Black Hole Mass vs Stellar
Mass scaling relation
It is well established that most galaxies host at their nuclear regions supermassive black holes that grow over time by devouring matter from their immediate environment. During such “active” phases large amounts of energy are generated thereby making the central regions of galaxies shine bright – a characteristic property of the astrophysical objects called Active Galactic Nuclei (in short AGN). The energy generated as supermassive black holes grow, can also affect their host galaxies by e.g. heating or pushing away their gaseous material and therefore impacting their evolutionary path. Understanding the interplay between black holes and galaxies remains a central theme in current astrophysical research.
One important observational relation that provides valuable information on how black holes and their galaxies affect each other is the one that connects the mass of the black hole and the mass of the stars in the host galaxy. Different observational experiments have been devised over the years to constrain this correlation and to understand how tight it is or whether it changes when the Universe was younger.
X-ray Excess variance as a function of AGN luminosity
X-ray Excess variance of AGN at X-rays as a function of their mean X-ray luminosity measured in the 0.5-7keV energy band. The Excess Variance is a measure of how much the X-ray light emitted by AGN flickers with time. Higher values correspond to larger fluctuations around the mean brightness. The X-ray luminosity measures how much radiation the AGN produces, i.e. how powerful it is. The data points are measurements of the X-ray variability (taken from Paolillo et al. 2017). The pink shaded region is our model fit to these observations.
Black Hole Mass versus Stellar Mass scaling relation
Black Hole Mass (y-axis) vs Stellar Mass (x-axis) scaling relation. The pink shaded region is the correlation inferred by fitting the model to the variability observations on the left panel. The lines show independent constraints of this correlation. A detailed discussion can be found in Georgakakis et al. (2021).

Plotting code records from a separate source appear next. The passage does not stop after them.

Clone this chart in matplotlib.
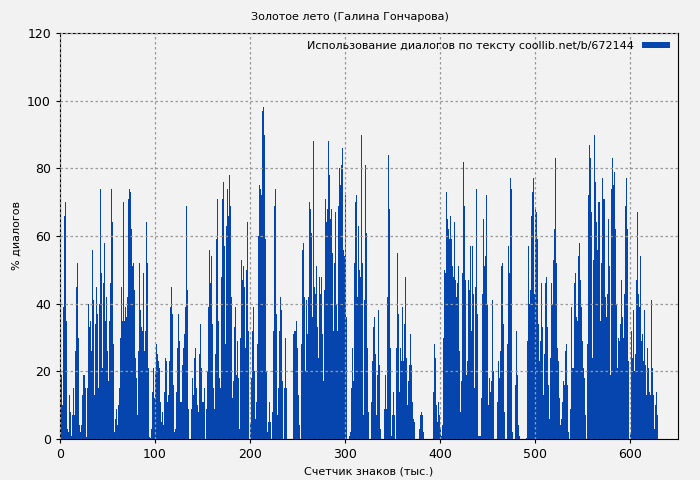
import numpy as np
import matplotlib
matplotlib.use("Agg")
import matplotlib.pyplot as plt

title = "Золотое лето (Галина Гончарова)"
legend_label = "Использование диалогов по тексту coollib.net/b/672144"
x_label = "Счетчик знаков (тыс.)"
y_label = "% диалогов"

seg1 = [25,19,10,39,66,70,35,3,2,13,8,1,7,15,7,26,45,52,30,4,2,4,13,19,19,15,0.5,15,40,33,35,26,56,41,13,34,45,37,15,40,74,49,21,46,58,35,42,26,17,35,46,74,64,28,2,6,9,4,10,15,30,45,35,70,35,39,36,42,71,74,73,62,51,52,44,24,18,7,26,52,38,33,32,49,26,32,64,52,21,0.5,0.2,3,14,21,12,20,28,25,23,21,11,5,8,4,14,24,23,11,13,23,39,45,37,16,2,3,14,27,37,29,11,11,22,27,31,39,69,44,9,0,0,9,18,13,24,27,15,10,8,25,34,21,11,11]
seg2 = [15,0,9,20,39,56,46,54,34,15,9,25,59,71,35,18,15,48,71,76,57,28,63,74,66,78,69,42,12,17,33,39,19,29,18,3,30,53,47,51,45,27,50,64,32,0,5,18,32,39,20,6,11,28,60,75,74,72,97,98,90,59,20,2,5,11,5,0,8,32,69,74,37,7,15,32,42,38,17,0,15,30,15,0,0,0,0,0,0,31,32,32,35,27,13,4,0,28,56,58,42,20,41,31,42,70,68,61,36,88,45,43,51,33,24,48,43,48,31,17,44,71,64,68,88,78,65,68,55,32,52,67,40,32,69,80,75,81,86,56,54,72,36,0,0,1,2,15,27,17,52,70,72,42]
seg3 = [63,50,48,90,52,7,41,81,61,27,8,0,0,11,23,33,36,25,7,19,38,22,3,0,0,0,9,19,9,42,84,68,27,1,7,14,7,0,27,55,37,14,27,23,39,23,34,48,24,10,17,22,31,22,11,6,5,0,0,0,0,3,7,8,7,2,0,0,0,0,0,0,0,0,0,14,28,24,10,5,11,7,3,1,4,30,50,49,73,65,62,59,66,59,51,48,64,47,42,46,51,26,8,17,49,82,69,47,19,23,47,44,57,32,57,43,15,45,74,37,1,1,1,12,43,65,51,54,72,40,10,18,14,17,41,20,0,0,0,11,23,18,26,51,52,34,8,0,0,28,57,49,77,74,2]
seg4 = [0,0,16,32,19,4,1,0,0,0,0,0,0,0.2,29,57,40,44,66,73,77,43,68,67,59,34,23,29,46,33,13,25,46,48,33,16,6,24,46,40,53,62,83,52,27,23,12,4,6,11,17,16,26,28,16,2,0,9,39,21,21,46,49,36,35,54,58,47,39,29,21,18,7,0,28,72,87,83,67,24,53,90,76,64,56,70,70,35,52,77,71,71,42,36,43,65,51,19,74,83,75,79,62,40,21,30,29,34,47,36,30,43,69,77,62,23,0,2,32,24,38,20,25,47,67,43,39,54,29,31,23,38,22,13,27,21,14,13,41,21,13,3,10,14,7]

dialog = np.array(seg1 + seg2 + seg3 + seg4, dtype=float)
step = 1.0 / 0.95
chars = np.arange(len(dialog)) * step

bg = "#f2f2f2"
color = "#0645ad"
fig = plt.figure(figsize=(7, 4.8), dpi=100, facecolor=bg)
ax = fig.add_axes([60/700, 1 - 439/480, 618/700, 406/480], facecolor=bg)
ax.bar(chars, dialog, width=step, align="edge", color=color, linewidth=0, label=legend_label)
ax.set_xlim(0, 650)
ax.set_ylim(0, 120)
ax.set_xticks(np.arange(0, 601, 100))
ax.set_yticks(np.arange(0, 121, 20))
ax.grid(True, color="#999999", linestyle=(0, (2, 2)), linewidth=0.9)
ax.set_axisbelow(False)
ax.tick_params(labelsize=9, length=3)
ax.set_xlabel(x_label, fontsize=8)
ax.set_ylabel(y_label, fontsize=8)
fig.suptitle(title, fontsize=8, y=0.975)
leg = ax.legend(loc="upper right", frameon=False, markerfirst=False, fontsize=8,
                handlelength=2.5, handleheight=0.4, borderaxespad=0.3)
fig.savefig("out.png", dpi=100, facecolor=bg)
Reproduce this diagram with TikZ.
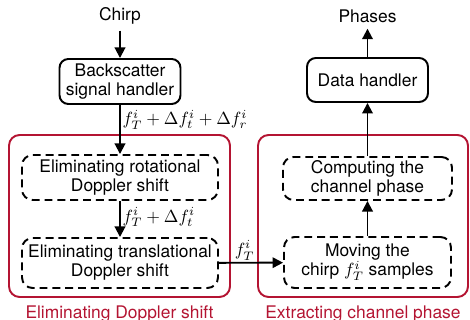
\documentclass[tikz,border=0pt]{standalone}
\usepackage[no-math]{fontspec}
\setmainfont{TeX Gyre Heros}
\usetikzlibrary{positioning}
\usetikzlibrary{arrows.meta}
\definecolor{groupred}{RGB}{180,20,50}
\begin{document}
\begin{tikzpicture}[x=0.02cm,y=-0.02cm,font=\fontsize{9.9}{10.8}\selectfont,
  handler/.style={draw,line width=1.1pt,rounded corners=5pt,align=center,minimum width=2.42cm,minimum height=0.9cm,inner sep=1pt},
  stage/.style={draw,line width=1.1pt,dash pattern=on 4.5pt off 2.8pt,rounded corners=6pt,align=center,inner sep=1pt},
  group/.style={draw=groupred,line width=1.1pt,rounded corners=6pt},
  grouplabel/.style={text=groupred},
  freq/.style={inner sep=1pt},
  flow/.style={-{Triangle[length=6pt,width=6pt]},line width=1.1pt}]
  \useasboundingbox (0,0) rectangle (470,320);
  \node[group,minimum width=4.42cm,minimum height=3.24cm] (elimgroup) at (119.5,216) {};
  \node[group,minimum width=4.2cm,minimum height=3.24cm] (extgroup) at (363,216) {};
  \node[grouplabel,below=1pt of elimgroup] (elimlabel) {Eliminating Doppler shift};
  \node[grouplabel,below=1pt of extgroup] (extlabel) {Extracting channel phase};
  \node (chirp) at (120,16) {Chirp};
  \node[handler] (backscatter) at (120,81.5) {Backscatter\\signal handler};
  \node[stage,minimum width=3.92cm,minimum height=0.9cm] (rotational) at (120,177.5) {Eliminating rotational\\Doppler shift};
  \node[stage,minimum width=3.92cm,minimum height=1cm] (translational) at (120,263) {Eliminating translational\\Doppler shift};
  \node[stage,minimum width=3.34cm,minimum height=1.02cm] (moving) at (367.5,262.5) {Moving the\\chirp $f_T^i$ samples};
  \node[stage,minimum width=3.38cm,minimum height=0.86cm] (computing) at (367.5,178.5) {Computing the\\channel phase};
  \node[handler,minimum height=0.88cm] (data) at (367.5,80) {Data handler};
  \node (phases) at (367.5,16) {Phases};
  \draw[flow] (chirp) -- (backscatter);
  \draw[flow] (backscatter) -- node[freq,right,pos=0.3] {$f_T^i+\Delta f_t^i+\Delta f_r^i$} (rotational);
  \draw[flow] (rotational) -- node[freq,right,pos=0.45] {$f_T^i+\Delta f_t^i$} (translational);
  \draw[flow] (translational) -- node[freq,above,pos=0.4] {$f_T^i$} (moving);
  \draw[flow] (moving) -- (computing);
  \draw[flow] (computing) -- (data);
  \draw[flow] (data) -- (phases);
\end{tikzpicture}
\end{document}
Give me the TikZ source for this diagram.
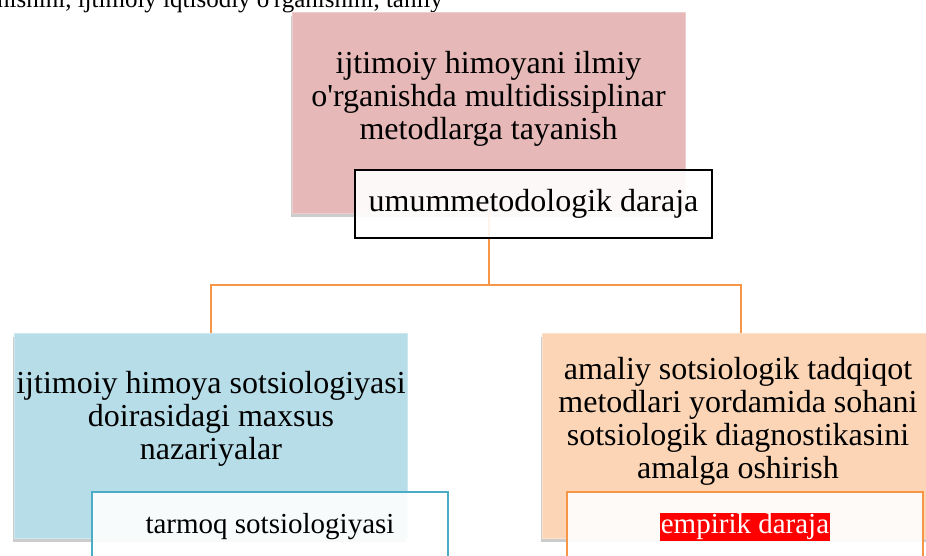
\documentclass[tikz,border=0pt]{standalone}
\usepackage{fontspec}
\setmainfont{Liberation Serif}
\usetikzlibrary{shadows}
\definecolor{pinkfill}{HTML}{E6B8B7}
\definecolor{bluefill}{HTML}{B7DDE8}
\definecolor{peachfill}{HTML}{FBD5B5}
\definecolor{orangeline}{HTML}{F79646}
\definecolor{tealline}{HTML}{4BACC6}

\begin{document}
\begin{tikzpicture}[x=1pt,y=-1pt,
  box/.style={draw=#1!70!white, fill=#1, inner sep=0pt, minimum height=205pt,
    drop shadow={shadow xshift=-1pt, shadow yshift=-4pt, opacity=.4}},
  lbl/.style={draw=#1, line width=1.5pt, fill=white, fill opacity=.9, text opacity=1,
    minimum width=356pt, inner sep=0pt},
  big/.style={font=\fontsize{32}{33}\selectfont, align=center},
  small/.style={font=\fontsize{29}{32}\selectfont},
  conn/.style={draw=orangeline, line width=2pt}]
\useasboundingbox (0,0) rectangle (926,555);
% line of text cut by the page top
\node (cut) [anchor=base west, inner sep=0pt, font=\fontsize{25}{27}\selectfont] at (-3,7)
  {nishini, ijtimoiy iqtisodiy o\textquotesingle rganishini, tahliy};
% upper block
\node (pink) [box=pinkfill, minimum width=393pt, minimum height=201pt] at (488.5,112.5) {};
\node (pinktxt) [big] at (488.5,99) {ijtimoiy himoyani ilmiy\\o\textquotesingle rganishda multidissiplinar\\metodlarga tayanish};
\coordinate (fork) at (488.5,285);
\draw [conn] (pink.south) -- (fork);
\draw [conn] (fork) -| (210.5,333);
\draw [conn] (fork) -| (741,333);
\node (general) [lbl=black, minimum width=357pt, minimum height=68pt, big] at (533.5,204) {umummetodologik daraja};
% lower blocks
\node (theory) [box=bluefill, minimum width=393pt] at (210.5,435.5) {};
\node (theorytxt) [big] at (211,419) {ijtimoiy himoya sotsiologiyasi\\doirasidagi maxsus\\nazariyalar};
\node (applied) [box=peachfill, minimum width=398pt] at (741,435.5) {};
\node (appliedtxt) [big] at (738,421) {amaliy sotsiologik tadqiqot\\metodlari yordamida sohani\\sotsiologik diagnostikasini\\amalga oshirish};
\node (branch) [lbl=tealline, minimum height=70pt, small] at (270,527) {tarmoq sotsiologiyasi};
\node (empiric) [lbl=orangeline, minimum height=70pt] at (745,527) {};
\node (emptxt) [small, fill=red, text=white, inner sep=1pt] at (745,527) {empirik daraja};
\end{tikzpicture}
\end{document}
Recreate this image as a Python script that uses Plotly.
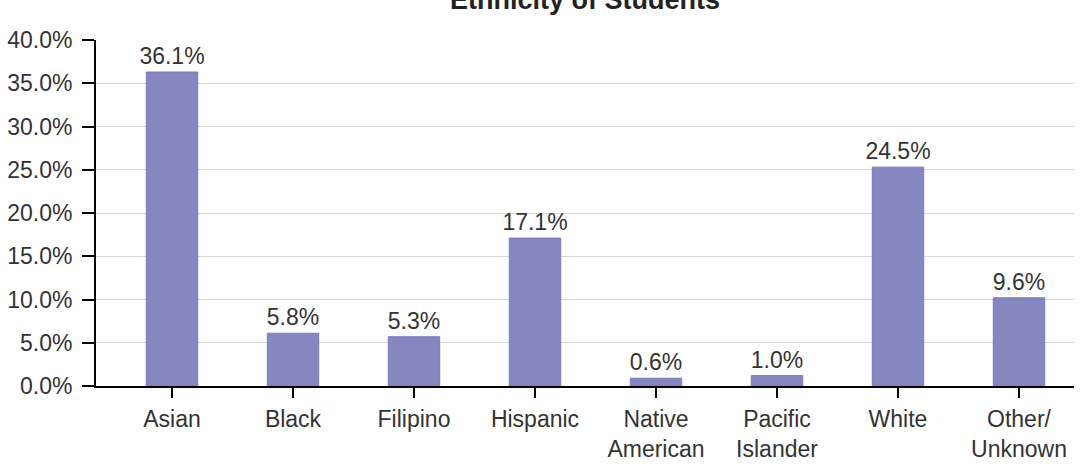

In our work published in Georgakakis et al. (2021) we propose a new independent method for measuring the Black-Hole vs Stellar Mass correlation by exploiting the fact that the light emitted by AGN varies with time, i.e. it flickers. It is known that this flickering depends on both the mass of the black hole but also on the rate at which matter falls onto it. More massive black holes, for example, show smaller variations of their brightness with time. This opens the potential to measure black hole masses for individual AGN by analysing the variations of their brightness as a function of time. In our work we extend this argument from individual objects to AGN populations: by modeling the observed variability properties of large AGN samples, it is possible to constrain the Black-Hole vs Stellar Mass correlation of the population.
Our study presents the modeling methodology that enables the interpretation of the variability at X-ray wavelengths of large populations of AGN. One of the inputs of the model is the Black Hole Mass vs Stellar Mass scaling relation. Fitting the model to observational data therefore provides a handle on this relation.
The application of this approach is demonstrated in the left panel of the figure. It shows observational measurements of how much the X-ray light of AGN flickers as a function of their (mean) luminosity. The plot shows that more luminous AGN, i.e. those that produce more radiation at X-rays, tend to flicker less, i.e. show lower brightness fluctuations at X-ray wavelengths. The shaded region in that figure is the model fit to the observations. The right panel shows the predictions of the model for the Black Hole Mass vs Stellar Mass relation based on the X-ray variability measurements shown in the left panel.